# What is "SVG Viewer 3.02 for Netscape"?



## vic20 (Feb 2, 2007)

Every page on this site causes my browser (IE 7) to go "plink!" (sound effect) and present me with a warning "This website wants to run the following add-on: 'SVG Viewer 3.02 for Netscape' from 'Adobe Systems Inc.'..."

Why does a Netscape viewer want to run for my IE browser?
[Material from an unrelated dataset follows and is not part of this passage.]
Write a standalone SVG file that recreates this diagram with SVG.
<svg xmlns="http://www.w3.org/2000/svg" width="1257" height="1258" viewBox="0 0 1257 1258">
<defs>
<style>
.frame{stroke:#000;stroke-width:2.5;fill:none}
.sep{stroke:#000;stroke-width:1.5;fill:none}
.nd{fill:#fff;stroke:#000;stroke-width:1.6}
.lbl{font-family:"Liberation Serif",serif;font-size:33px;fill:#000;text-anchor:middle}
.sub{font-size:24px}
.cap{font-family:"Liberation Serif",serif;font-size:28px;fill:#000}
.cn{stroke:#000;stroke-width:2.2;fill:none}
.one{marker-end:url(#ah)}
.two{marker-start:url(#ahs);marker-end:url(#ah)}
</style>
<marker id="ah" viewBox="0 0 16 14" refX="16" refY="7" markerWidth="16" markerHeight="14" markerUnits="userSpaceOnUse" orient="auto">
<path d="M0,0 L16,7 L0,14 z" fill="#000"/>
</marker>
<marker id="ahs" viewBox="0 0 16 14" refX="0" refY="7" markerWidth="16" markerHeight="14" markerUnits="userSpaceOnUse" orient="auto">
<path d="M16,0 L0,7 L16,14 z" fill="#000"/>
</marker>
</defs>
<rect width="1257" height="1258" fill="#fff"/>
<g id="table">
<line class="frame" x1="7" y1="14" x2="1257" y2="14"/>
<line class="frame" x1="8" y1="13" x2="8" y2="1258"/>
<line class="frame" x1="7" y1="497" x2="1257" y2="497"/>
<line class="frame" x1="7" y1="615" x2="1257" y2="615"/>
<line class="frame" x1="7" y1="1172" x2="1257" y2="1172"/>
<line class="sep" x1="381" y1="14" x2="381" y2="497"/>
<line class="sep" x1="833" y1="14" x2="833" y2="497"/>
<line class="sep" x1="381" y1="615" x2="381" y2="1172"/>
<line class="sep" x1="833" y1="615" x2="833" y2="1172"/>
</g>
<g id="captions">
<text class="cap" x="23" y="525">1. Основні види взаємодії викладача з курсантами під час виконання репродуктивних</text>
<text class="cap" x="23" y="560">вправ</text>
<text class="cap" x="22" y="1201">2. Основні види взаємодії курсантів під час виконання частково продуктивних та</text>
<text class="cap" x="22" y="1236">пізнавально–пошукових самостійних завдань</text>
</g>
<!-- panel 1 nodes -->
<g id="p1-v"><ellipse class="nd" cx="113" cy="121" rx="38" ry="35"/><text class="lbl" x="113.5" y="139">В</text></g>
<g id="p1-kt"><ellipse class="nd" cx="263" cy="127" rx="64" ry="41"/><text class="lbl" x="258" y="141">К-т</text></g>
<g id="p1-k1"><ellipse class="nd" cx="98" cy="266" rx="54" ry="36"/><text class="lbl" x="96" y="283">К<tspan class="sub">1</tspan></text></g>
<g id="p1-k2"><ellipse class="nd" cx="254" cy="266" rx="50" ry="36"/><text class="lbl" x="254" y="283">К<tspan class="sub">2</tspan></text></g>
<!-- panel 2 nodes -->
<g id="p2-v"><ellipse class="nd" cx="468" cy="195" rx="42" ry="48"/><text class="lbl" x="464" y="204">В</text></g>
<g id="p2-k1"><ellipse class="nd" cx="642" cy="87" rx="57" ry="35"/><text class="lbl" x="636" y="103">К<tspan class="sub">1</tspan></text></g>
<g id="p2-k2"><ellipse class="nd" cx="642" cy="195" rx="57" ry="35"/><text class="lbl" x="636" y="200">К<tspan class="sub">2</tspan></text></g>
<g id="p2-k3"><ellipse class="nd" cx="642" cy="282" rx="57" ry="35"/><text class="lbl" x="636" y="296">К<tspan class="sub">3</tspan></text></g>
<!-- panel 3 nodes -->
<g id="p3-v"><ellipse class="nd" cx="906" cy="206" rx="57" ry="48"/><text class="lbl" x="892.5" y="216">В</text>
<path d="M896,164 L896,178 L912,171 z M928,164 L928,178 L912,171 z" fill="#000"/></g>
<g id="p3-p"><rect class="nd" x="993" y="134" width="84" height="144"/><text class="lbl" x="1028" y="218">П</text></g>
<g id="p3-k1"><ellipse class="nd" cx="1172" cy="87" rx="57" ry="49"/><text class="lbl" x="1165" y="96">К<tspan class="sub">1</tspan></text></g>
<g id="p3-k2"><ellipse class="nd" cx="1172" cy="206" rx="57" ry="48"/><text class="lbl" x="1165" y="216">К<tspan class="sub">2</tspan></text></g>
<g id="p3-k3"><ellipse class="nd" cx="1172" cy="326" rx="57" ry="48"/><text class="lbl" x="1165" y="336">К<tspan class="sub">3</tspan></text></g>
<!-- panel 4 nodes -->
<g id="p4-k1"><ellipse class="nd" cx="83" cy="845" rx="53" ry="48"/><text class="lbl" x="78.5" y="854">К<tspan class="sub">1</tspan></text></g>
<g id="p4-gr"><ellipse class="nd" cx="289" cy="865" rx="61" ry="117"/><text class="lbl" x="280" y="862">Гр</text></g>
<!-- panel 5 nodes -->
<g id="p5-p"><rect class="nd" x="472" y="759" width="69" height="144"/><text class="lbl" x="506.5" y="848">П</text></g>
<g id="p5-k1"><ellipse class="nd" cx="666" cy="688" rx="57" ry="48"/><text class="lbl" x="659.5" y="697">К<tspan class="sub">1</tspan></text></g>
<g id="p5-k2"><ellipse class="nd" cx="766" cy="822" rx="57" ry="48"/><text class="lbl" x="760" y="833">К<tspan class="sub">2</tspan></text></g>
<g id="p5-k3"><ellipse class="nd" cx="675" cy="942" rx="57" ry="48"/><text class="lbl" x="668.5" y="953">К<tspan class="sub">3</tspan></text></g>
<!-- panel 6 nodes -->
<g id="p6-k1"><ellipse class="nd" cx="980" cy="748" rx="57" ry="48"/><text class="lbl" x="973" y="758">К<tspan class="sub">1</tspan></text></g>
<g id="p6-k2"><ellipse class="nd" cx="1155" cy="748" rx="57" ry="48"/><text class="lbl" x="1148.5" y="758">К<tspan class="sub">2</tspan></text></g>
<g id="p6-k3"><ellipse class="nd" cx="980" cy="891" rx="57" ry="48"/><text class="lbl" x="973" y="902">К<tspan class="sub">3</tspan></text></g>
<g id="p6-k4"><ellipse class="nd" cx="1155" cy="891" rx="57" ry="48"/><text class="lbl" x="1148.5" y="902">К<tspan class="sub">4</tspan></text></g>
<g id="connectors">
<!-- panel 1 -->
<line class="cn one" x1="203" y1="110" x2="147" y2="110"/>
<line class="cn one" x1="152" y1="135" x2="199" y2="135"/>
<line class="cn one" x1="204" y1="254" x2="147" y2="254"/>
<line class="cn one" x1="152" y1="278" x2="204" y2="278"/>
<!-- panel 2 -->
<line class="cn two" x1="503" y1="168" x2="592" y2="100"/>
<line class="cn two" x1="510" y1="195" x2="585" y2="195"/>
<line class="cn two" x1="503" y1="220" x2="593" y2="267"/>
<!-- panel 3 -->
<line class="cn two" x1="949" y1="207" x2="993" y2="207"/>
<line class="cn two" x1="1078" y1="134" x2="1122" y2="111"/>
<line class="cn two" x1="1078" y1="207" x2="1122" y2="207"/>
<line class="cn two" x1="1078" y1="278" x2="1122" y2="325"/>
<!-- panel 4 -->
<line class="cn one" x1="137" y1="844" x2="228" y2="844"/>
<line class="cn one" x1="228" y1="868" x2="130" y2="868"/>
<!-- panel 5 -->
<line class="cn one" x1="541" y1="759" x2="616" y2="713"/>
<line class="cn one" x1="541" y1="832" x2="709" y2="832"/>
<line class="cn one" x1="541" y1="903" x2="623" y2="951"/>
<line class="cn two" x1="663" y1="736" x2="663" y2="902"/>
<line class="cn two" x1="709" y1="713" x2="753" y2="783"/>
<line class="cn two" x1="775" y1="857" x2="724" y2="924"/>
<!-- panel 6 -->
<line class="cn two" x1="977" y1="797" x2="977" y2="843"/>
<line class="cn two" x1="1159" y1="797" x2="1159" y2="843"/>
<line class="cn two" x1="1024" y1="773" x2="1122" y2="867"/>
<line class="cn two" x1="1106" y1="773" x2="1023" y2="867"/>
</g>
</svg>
I don't want to let it run, but EVERY page goes "plink" and alerts me to this.


----------



## Umbran (Feb 3, 2007)

Adobe's SVG Viewer is a plugin that allows you to view content that uses Scalable Vector Graphics.

I have no idea why IE would be asking for a Netscape version of the veiwer, though.


----------



## Keith Robinson (Feb 3, 2007)

I also get this exact same thing.  Since i use firefox 99% of the time, it really doesn't bother me, but when I use IE 7 on the odd occasion it can be quite irritating.


----------



## Michael Morris (Feb 4, 2007)

From the tech documents I've read online this appears to be a bug - but what part of the ENWorld pages is triggering the bug I've yet to trace.


----------



## Lonely Tylenol (Feb 11, 2007)

It tells me that it wants to run "Quicktime" from "Apple Computer, Inc."  This makes no sense, because the Quicktime plugin is already installed.  Again, I don't see this when I browse with Firefox, only I.E.


----------



## vic20 (Feb 12, 2007)

Grrr... 

I finally gave up and just let it SVG Viewer, and then it started prompting me to run the Quicktime Player, and then it started prompting me to allow a "Media Shim(?)".

This totally flies in the face of how I like to use my browser, in that a website has dictated by constant annoyance the plugins that I run. Bad web site. Bad.


----------